Published
September 16, 2018, 10:00 PM By Myrna M. Velasco
State-run Philippine National Oil
Company (PNOC) has formally asked the Department of Energy (DOE) for its
inclusion in the negotiating panel that will flesh out the terms of any
portended license extension for the multi-billion Malampaya gas field project.
“That will be next year, we will
have to sit in the negotiating table… and I requested the Secretary that PNOC
should be included,” PNOC president and chief executive officer Reuben S. Lista
said.
He explained that the state-run firm
must lend its voice to the targeted discussions, not just because of its banked
gas, but primarily on prospects that it might eventually administer the
Operation and Maintenance (O&M) deal – in case the decision is to place the
gas field under the State’s charge.
“There’s a possibility that PNOC-EC
or PNOC mother might be asked to look for a sub-contractor O&M (for the gas
field),” he said.
PNOC-Exploration Corporation is a
subsidiary of PNOC, which is a minority stakeholder in the Service Contract 38
of Shell Philippines Exploration B.V., or the corporate vehicle of the
Malampaya consortium in the commercial development and operation of the gas
field.
Given its stake in SC 38, PNOC-EC
may not likely be the perfect government entity that will sit in the
negotiating table when Malampaya’s license extension parameters will be
discussed, according to Lista.
“I asked the Secretary that the
president of PNOC mother be a part of the negotiating team…it should be us
because PNOC-EC can’t represent PNOC in the negotiations because it is a
partner of SC 38,” the PNOC chief executive reiterated.
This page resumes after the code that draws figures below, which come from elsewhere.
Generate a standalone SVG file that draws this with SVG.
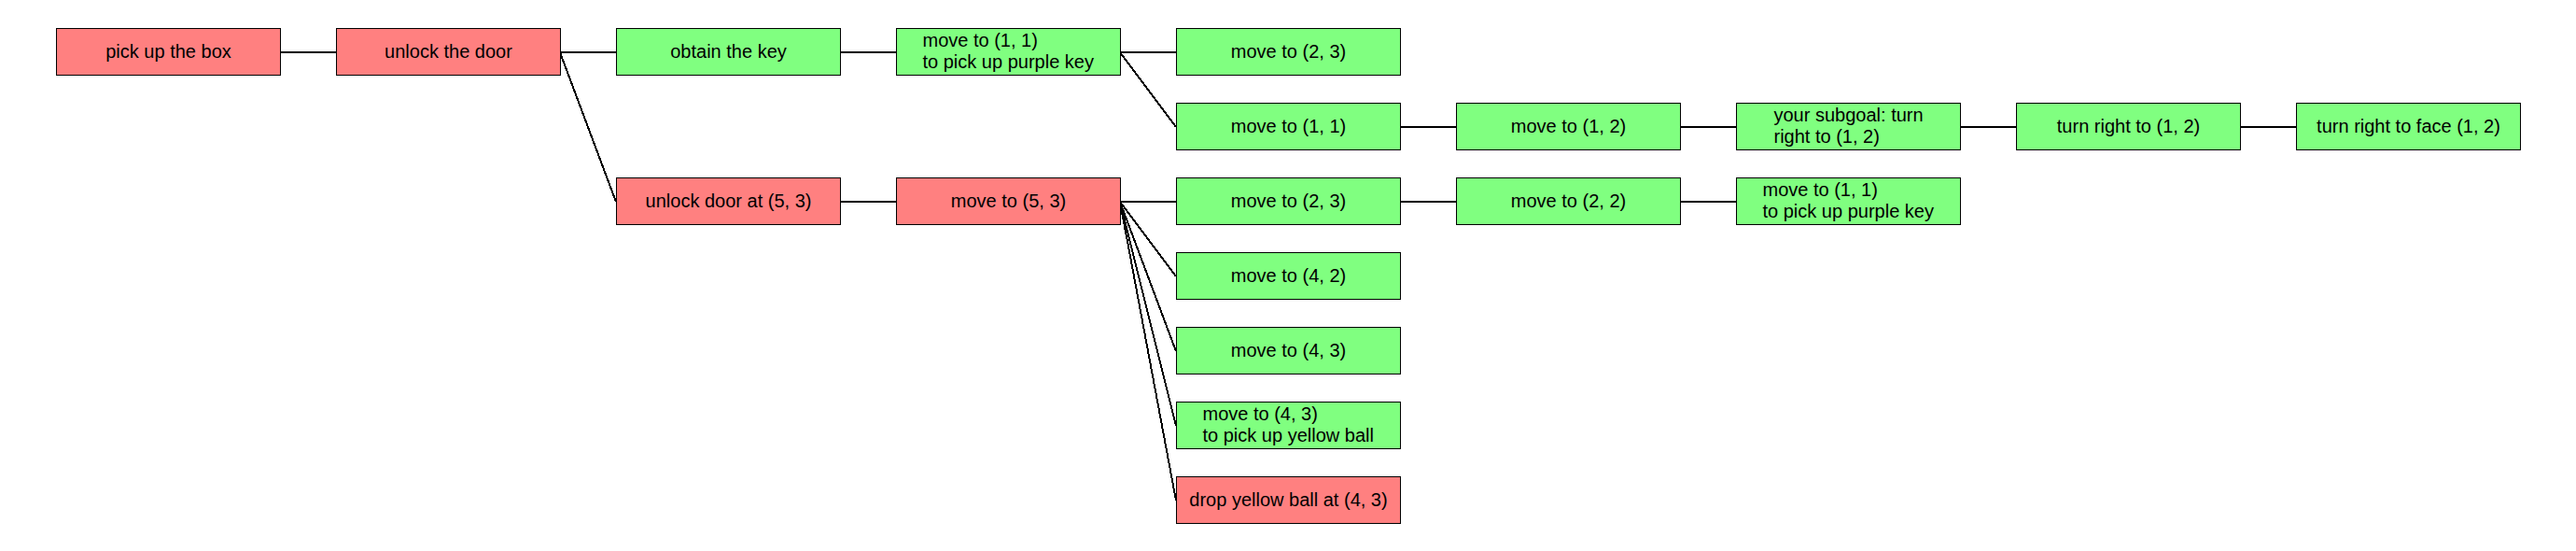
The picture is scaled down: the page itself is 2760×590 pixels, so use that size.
<svg xmlns="http://www.w3.org/2000/svg" width="2760" height="590" viewBox="0 0 2760 590">
<style>
.box{stroke:#000;stroke-width:1}
.r{fill:#FF8080}
.g{fill:#80FF80}
text{font-family:"Liberation Sans",Arial,sans-serif;font-size:20px;fill:#000}
.c{text-anchor:middle}
.e{stroke:#000;stroke-width:2;fill:none;shape-rendering:crispEdges}
</style>
<rect width="2760" height="590" fill="#fff"/>
<g id="connectors">
<line class="e" x1="300" y1="56" x2="360" y2="56"/>
<line class="e" x1="600" y1="56" x2="660" y2="56"/>
<line class="e" x1="600" y1="56" x2="660" y2="216"/>
<line class="e" x1="900" y1="56" x2="960" y2="56"/>
<line class="e" x1="1200" y1="56" x2="1260" y2="56"/>
<line class="e" x1="1200" y1="56" x2="1260" y2="136"/>
<line class="e" x1="1500" y1="136" x2="1560" y2="136"/>
<line class="e" x1="1800" y1="136" x2="1860" y2="136"/>
<line class="e" x1="2100" y1="136" x2="2160" y2="136"/>
<line class="e" x1="2400" y1="136" x2="2460" y2="136"/>
<line class="e" x1="900" y1="216" x2="960" y2="216"/>
<line class="e" x1="1200" y1="216" x2="1260" y2="216"/>
<line class="e" x1="1200" y1="216" x2="1260" y2="296"/>
<line class="e" x1="1200" y1="216" x2="1260" y2="376"/>
<line class="e" x1="1200" y1="216" x2="1260" y2="456"/>
<line class="e" x1="1200" y1="216" x2="1260" y2="536"/>
<line class="e" x1="1500" y1="216" x2="1560" y2="216"/>
<line class="e" x1="1800" y1="216" x2="1860" y2="216"/>
</g>
<g id="n1"><rect class="box r" x="60.5" y="30.5" width="240" height="50"/><text class="c" x="180.5" y="62">pick up the box</text></g>
<g id="n2"><rect class="box r" x="360.5" y="30.5" width="240" height="50"/><text class="c" x="480.5" y="62">unlock the door</text></g>
<g id="n3"><rect class="box g" x="660.5" y="30.5" width="240" height="50"/><text class="c" x="780.5" y="62">obtain the key</text></g>
<g id="n4"><rect class="box g" x="960.5" y="30.5" width="240" height="50"/><text x="988.5" y="50">move to (1, 1)</text><text x="988.5" y="73">to pick up purple key</text></g>
<g id="n5"><rect class="box g" x="1260.5" y="30.5" width="240" height="50"/><text class="c" x="1380.5" y="62">move to (2, 3)</text></g>
<g id="n6"><rect class="box g" x="1260.5" y="110.5" width="240" height="50"/><text class="c" x="1380.5" y="142">move to (1, 1)</text></g>
<g id="n7"><rect class="box g" x="1560.5" y="110.5" width="240" height="50"/><text class="c" x="1680.5" y="142">move to (1, 2)</text></g>
<g id="n8"><rect class="box g" x="1860.5" y="110.5" width="240" height="50"/><text x="1900.5" y="130">your subgoal: turn</text><text x="1900.5" y="153">right to (1, 2)</text></g>
<g id="n9"><rect class="box g" x="2160.5" y="110.5" width="240" height="50"/><text class="c" x="2280.5" y="142">turn right to (1, 2)</text></g>
<g id="n10"><rect class="box g" x="2460.5" y="110.5" width="240" height="50"/><text class="c" x="2580.5" y="142">turn right to face (1, 2)</text></g>
<g id="n11"><rect class="box r" x="660.5" y="190.5" width="240" height="50"/><text class="c" x="780.5" y="222">unlock door at (5, 3)</text></g>
<g id="n12"><rect class="box r" x="960.5" y="190.5" width="240" height="50"/><text class="c" x="1080.5" y="222">move to (5, 3)</text></g>
<g id="n13"><rect class="box g" x="1260.5" y="190.5" width="240" height="50"/><text class="c" x="1380.5" y="222">move to (2, 3)</text></g>
<g id="n14"><rect class="box g" x="1560.5" y="190.5" width="240" height="50"/><text class="c" x="1680.5" y="222">move to (2, 2)</text></g>
<g id="n15"><rect class="box g" x="1860.5" y="190.5" width="240" height="50"/><text x="1888.5" y="210">move to (1, 1)</text><text x="1888.5" y="233">to pick up purple key</text></g>
<g id="n16"><rect class="box g" x="1260.5" y="270.5" width="240" height="50"/><text class="c" x="1380.5" y="302">move to (4, 2)</text></g>
<g id="n17"><rect class="box g" x="1260.5" y="350.5" width="240" height="50"/><text class="c" x="1380.5" y="382">move to (4, 3)</text></g>
<g id="n18"><rect class="box g" x="1260.5" y="430.5" width="240" height="50"/><text x="1288.5" y="450">move to (4, 3)</text><text x="1288.5" y="473">to pick up yellow ball</text></g>
<g id="n19"><rect class="box r" x="1260.5" y="510.5" width="240" height="50"/><text class="c" x="1380.5" y="542">drop yellow ball at (4, 3)</text></g>
</svg>
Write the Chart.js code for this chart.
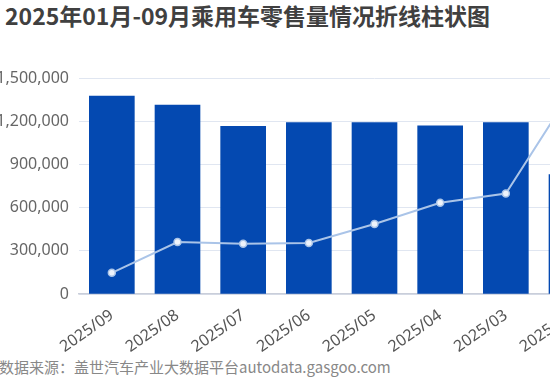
<!DOCTYPE html>
<html>
<head>
<meta charset="utf-8">
<script src="https://cdn.jsdelivr.net/npm/chart.js@4"></script>
<style>
  html, body { margin: 0; padding: 0; background: #fff; }
  .page { position: relative; width: 550px; height: 378px; overflow: hidden; }
  .title { position: absolute; left: 5px; top: 2px; font: bold 23px/26px "Noto Sans CJK SC", sans-serif; color: #404040; white-space: nowrap; }
  .source { position: absolute; left: -1px; top: 358px; font: 15px/18px "Noto Sans CJK SC", sans-serif; color: #888; white-space: nowrap; }
  .wrap { position: absolute; left: -8px; top: 58px; width: 700px; height: 296px; }
</style>
</head>
<body>
<div class="page">
  <div class="title">2025年01月-09月乘用车零售量情况折线柱状图</div>
  <div class="wrap"><canvas id="salesChart" width="700" height="296"></canvas></div>
  <div class="source">数据来源：盖世汽车产业大数据平台autodata.gasgoo.com</div>
</div>
<script>
const months = ['2025/09', '2025/08', '2025/07', '2025/06', '2025/05', '2025/04', '2025/03', '2025/02', '2025/01'];
const barValues = [1374000, 1312000, 1165000, 1191000, 1191000, 1167000, 1191000, 830000, 1150000];
const lineValues = [147000, 361000, 349000, 354000, 486000, 633000, 698000, 1410000, 1050000];
const yTicks = [0, 300000, 600000, 900000, 1200000, 1500000];

const ctx = document.getElementById('salesChart');
new Chart(ctx, {
    type: 'bar',
    data: {
        labels: months,
        datasets: [
            {
                type: 'line',
                data: lineValues,
                borderColor: '#aac4e8',
                borderWidth: 2,
                pointRadius: 3.5,
                pointBackgroundColor: '#eef3fb',
                pointBorderColor: '#aac4e8',
                pointBorderWidth: 1.5,
                tension: 0,
                order: 0,
            },
            {
                data: barValues,
                backgroundColor: '#0449b1',
                barThickness: 45,
                order: 1,
            }
        ]
    },
    options: {
        responsive: false,
        animation: false,
        layout: { padding: { top: 20, right: 22, left: 0, bottom: 0 } },
        plugins: { legend: { display: false }, tooltip: { enabled: false } },
        scales: {
            x: {
                grid: { display: false, drawTicks: false },
                border: { color: '#c9ceda', width: 1.5 },
                ticks: {
                    color: '#555',
                    font: { family: '"Noto Sans", sans-serif', size: 16 },
                    minRotation: 35,
                    maxRotation: 35,
                    padding: 12,
                },
                afterFit: s => { s.height = 60; },
            },
            y: {
                min: 0,
                max: 1500000,
                afterBuildTicks: s => { s.ticks = yTicks.map(v => ({ value: v })); },
                grid: { color: '#e0e6f1', drawTicks: false },
                border: { display: false },
                ticks: {
                    color: '#666',
                    font: { family: '"Noto Sans", sans-serif', size: 16 },
                    padding: 10,
                    callback: v => v.toLocaleString('en-US'),
                },
                afterFit: s => { s.width = 87; },
            }
        }
    }
});
</script>
</body>
</html>
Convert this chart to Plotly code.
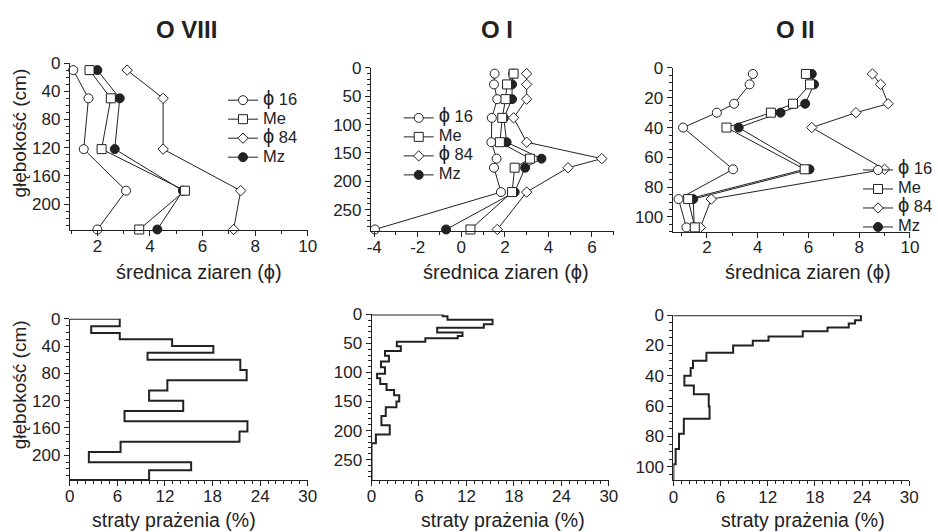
import plotly.graph_objects as go

W, H = 938, 532
FONT = "Liberation Sans, Arial, sans-serif"
INK = "#222222"

# ---------------- grain-size data (depth cm, phi) ----------------
depth_viii = [10, 50, 122, 181, 236]
phi16_viii = [1.08, 1.66, 1.48, 3.09, 2.0]
me_viii = [1.70, 2.51, 2.16, 5.33, 3.59]
phi84_viii = [3.13, 4.5, 4.5, 7.45, 7.18]
mz_viii = [2.0, 2.85, 2.66, 5.25, 4.28]

depth_i = [10, 29, 55, 88, 131, 160, 176, 219, 285]
phi16_i = [1.53, 1.50, 1.65, 1.40, 1.38, 1.62, 1.50, 1.82, -3.97]
me_i = [2.40, 2.10, 2.03, 1.88, 1.77, 3.15, 2.45, 2.33, 0.42]
phi84_i = [3.0, 3.0, 3.0, 2.4, 3.0, 6.45, 4.9, 3.0, 1.65]
mz_i = [2.38, 2.33, 2.33, 1.95, 2.08, 3.68, 2.93, 2.45, -0.70]

depth_ii = [4, 11, 24, 30, 40, 68, 88, 107]
phi16_ii = [3.81, 3.68, 3.07, 2.39, 1.06, 3.03, 0.88, 1.19]
me_ii = [5.90, 6.06, 5.39, 4.52, 2.77, 5.85, 1.26, 1.52]
phi84_ii = [8.52, 8.84, 9.14, 7.87, 6.13, 9.0, 2.17, 1.74]
mz_ii = [6.13, 6.22, 5.87, 4.90, 3.25, 6.04, 1.46, 1.50]

# ---------------- loss on ignition (layer top depth cm, %) ----------------
tops_viii = [0, 11, 21, 30, 40, 50, 60, 75, 90, 105, 120, 135, 150, 165, 180, 195, 210, 222]
loi_viii = [6.3, 2.7, 6.3, 12.9, 18.1, 9.8, 21.5, 22.3, 12.3, 10.0, 14.3, 6.9, 22.4, 21.4, 6.4, 2.4, 15.3, 10.0]
bottom_viii = 236

tops_i = [0, 3, 9, 17, 23, 31, 37, 41, 47, 55, 63, 71, 81, 91, 102, 110, 120, 130, 139, 150, 160, 175, 191, 207, 222]
loi_i = [9.0, 9.6, 15.3, 14.2, 8.3, 11.5, 10.9, 6.8, 3.2, 3.7, 1.7, 2.2, 1.2, 1.7, 0.7, 1.1, 1.9, 2.85, 3.5, 3.15, 1.8, 1.25, 2.3, 0.55, 0.0]
bottom_i = 285

tops_ii = [0, 3.3, 5.5, 8.1, 10.6, 14.1, 16.9, 20.0, 24.8, 30.0, 34.8, 39.9, 46.3, 52.2, 60.3, 68.3, 78.2, 88.3, 98.3]
loi_ii = [23.85, 23.1, 22.3, 19.6, 16.45, 12.1, 10.1, 7.6, 4.2, 2.5, 2.2, 1.4, 2.6, 4.5, 4.6, 1.33, 0.72, 0.29, 0.0]
bottom_ii = 109

titles = ["O VIII", "O I", "O II"]
PHI = "<span style='font-size:20px'>ϕ</span>"
series_names = [PHI + "<span style='font-size:16.5px'> 16</span>",
                "<span style='font-size:16.5px'>Me</span>",
                PHI + "<span style='font-size:16.5px'> 84</span>",
                "<span style='font-size:16.5px'>Mz</span>"]
x_title_top = "średnica ziaren (ϕ)"
x_title_bot = "straty prażenia (%)"
y_title = "głębokość (cm)"

fig = go.Figure()


def dom_x(a, b):
    return [a / W, b / W]


def dom_y(top, bottom):
    return [1 - bottom / H, 1 - top / H]


marker_styles = {
    "phi16": dict(symbol="circle", size=9, color="white", line=dict(color=INK, width=1)),
    "me": dict(symbol="square", size=9, color="white", line=dict(color=INK, width=1)),
    "phi84": dict(symbol="diamond", size=8, color="white", line=dict(color=INK, width=1)),
    "mz": dict(symbol="circle", size=9, color=INK, line=dict(color=INK, width=1)),
}

panels_top = [
    (depth_viii, phi16_viii, me_viii, phi84_viii, mz_viii),
    (depth_i, phi16_i, me_i, phi84_i, mz_i),
    (depth_ii, phi16_ii, me_ii, phi84_ii, mz_ii),
]
legend_ids = ["legend", "legend2", "legend3"]

for k, (d, p16, me, p84, mz) in enumerate(panels_top):
    xa = "x" if k == 0 else f"x{k + 1}"
    ya = "y" if k == 0 else f"y{k + 1}"
    order = [("mz", mz, 3), ("phi16", p16, 0), ("phi84", p84, 2), ("me", me, 1)]
    for key, vals, idx in order:
        fig.add_trace(go.Scatter(
            x=vals, y=d, mode="lines+markers", name=series_names[idx],
            line=dict(color=INK, width=1), marker=marker_styles[key],
            xaxis=xa, yaxis=ya, cliponaxis=False, legend=legend_ids[k],
            legendrank=idx + 1, showlegend=True))

panels_bot = [(tops_viii, loi_viii, bottom_viii), (tops_i, loi_i, bottom_i), (tops_ii, loi_ii, bottom_ii)]
for k, (tops, vals, bot) in enumerate(panels_bot):
    xs = [0] + list(vals) + [0]
    ys = [0] + list(tops) + [bot]
    fig.add_trace(go.Scatter(
        x=xs, y=ys, mode="lines", line=dict(color=INK, width=2, shape="vh"),
        xaxis=f"x{k + 4}", yaxis=f"y{k + 4}", showlegend=False, cliponaxis=False))

# ---------------- axes ----------------
tickfont = dict(family=FONT, size=17, color=INK)


def ax_common(minor_dtick):
    return dict(showline=True, linecolor=INK, linewidth=1, ticks="outside", ticklen=5,
                tickwidth=1, tickcolor=INK, showgrid=False, zeroline=False, tickfont=tickfont,
                minor=dict(ticks="outside", ticklen=3, tickwidth=1, tickcolor=INK, dtick=minor_dtick),
                fixedrange=True)


geo = {
    1: ((66, 308.3), (55, 225), [0.95, 10], [237, 0], [2, 4, 6, 8, 10], [0, 40, 80, 120, 160, 200], 1, 10),
    2: ((372.7, 620), (60, 226), [-4.15, 7], [288, 0], [-4, -2, 0, 2, 4, 6], [0, 50, 100, 150, 200, 250], 1, 10),
    3: ((680, 921.7), (60, 226.7), [0.65, 10], [110, 0], [2, 4, 6, 8, 10], [0, 20, 40, 60, 80, 100], 1, 5),
    4: ((66, 308.3), (315, 479), [0, 30], [236, 0], [0, 6, 12, 18, 24, 30], [0, 40, 80, 120, 160, 200], 1, 10),
    5: ((373.3, 615), (310.7, 479), [0, 30], [285, 0], [0, 6, 12, 18, 24, 30], [0, 50, 100, 150, 200, 250], 1, 10),
    6: ((680.7, 921), (311.5, 479.5), [0, 30], [109, 0], [0, 6, 12, 18, 24, 30], [0, 20, 40, 60, 80, 100], 1, 5),
}

layout_axes = {}
for n, (xd, yd, xr, yr, xt, yt, xm, ym) in geo.items():
    xname = "xaxis" if n == 1 else f"xaxis{n}"
    yname = "yaxis" if n == 1 else f"yaxis{n}"
    xa = ax_common(xm)
    xa.update(domain=dom_x(*xd), range=xr, anchor="y" if n == 1 else f"y{n}",
              tickmode="array", tickvals=xt, ticktext=[str(v) for v in xt],
              ticklabelstandoff=-5 if n <= 3 else -4)
    ya = ax_common(ym)
    ya.update(domain=dom_y(*yd), range=yr, anchor="x" if n == 1 else f"x{n}",
              tickmode="array", tickvals=yt, ticktext=[str(v) for v in yt])
    layout_axes[xname] = xa
    layout_axes[yname] = ya

fig.update_layout(**layout_axes)

legend_common = dict(bgcolor="rgba(0,0,0,0)", borderwidth=0, font=dict(family=FONT, size=11.5, color=INK),
                     tracegroupgap=0, xanchor="left", yanchor="top", traceorder="normal")
fig.update_layout(
    width=W, height=H, margin=dict(l=0, r=0, t=0, b=0),
    paper_bgcolor="white", plot_bgcolor="white",
    font=dict(family=FONT, color=INK),
    legend=dict(legend_common, x=222 / W, y=1 - 78 / H),
    legend2=dict(legend_common, x=401 / W, y=1 - 96 / H),
    legend3=dict(legend_common, x=869 / W, y=1 - 149 / H),
)

# axis titles as annotations placed where the reference shows them
xt_top = [198, 510, 818]
xt_bot = [172, 507, 813]
for xpx in xt_top:
    fig.add_annotation(text=x_title_top, x=xpx / W, y=1 - 268 / H, xref="paper", yref="paper",
                       showarrow=False, xanchor="center", yanchor="middle",
                       font=dict(family=FONT, size=20, color=INK))
for xpx in xt_bot:
    fig.add_annotation(text=x_title_bot, x=xpx / W, y=1 - 519.5 / H, xref="paper", yref="paper",
                       showarrow=False, xanchor="center", yanchor="middle", borderpad=0,
                       font=dict(family=FONT, size=19.5, color=INK))
for ypx in (126, 382):
    fig.add_annotation(text=y_title, x=15 / W, y=1 - ypx / H, xref="paper", yref="paper",
                       showarrow=False, textangle=-90, xanchor="center", yanchor="middle",
                       font=dict(family=FONT, size=19, color=INK))

title_x = [185, 501, 805]
for t, xpx in zip(titles, title_x):
    fig.add_annotation(text=f"<b>{t}</b>", x=xpx / W, y=1 - 21 / H, xref="paper", yref="paper",
                       showarrow=False, xanchor="center", yanchor="middle",
                       font=dict(family=FONT, size=24, color=INK))

fig.write_html("out.html")
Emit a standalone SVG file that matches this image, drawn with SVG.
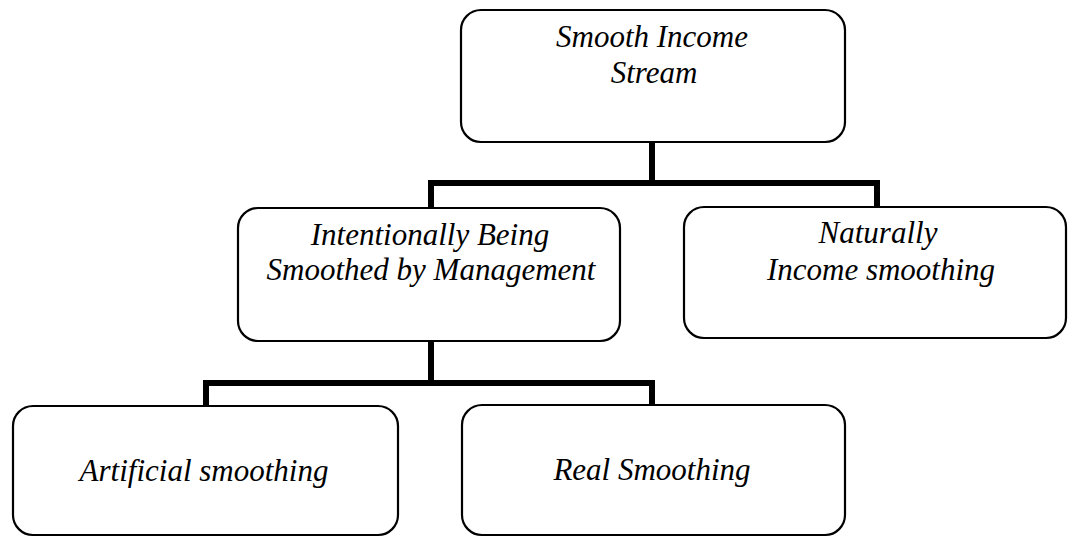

The Malampaya service contract will
lapse in 2024 and there had been previous application of the operating
consortium to have its license extended for 15 years – or until 2039.
Lista nevertheless qualified that
the outcome of the negotiations could either be: the government warrants an
extension or the State will take over the facility. The second one propels the
need to engage technically and financially qualified O&M contractors.
He opined that even if the decision
will be for government to eventually operate the field, first priority may
still be given to Shell and Chevron when it comes to the O&M deal.
At this stage though, the Malampaya
consortium’s focus is not exactly on its earlier bid for license extension, but
in scoring legal victory over a tax case slapped against it by the Commission
on Audit.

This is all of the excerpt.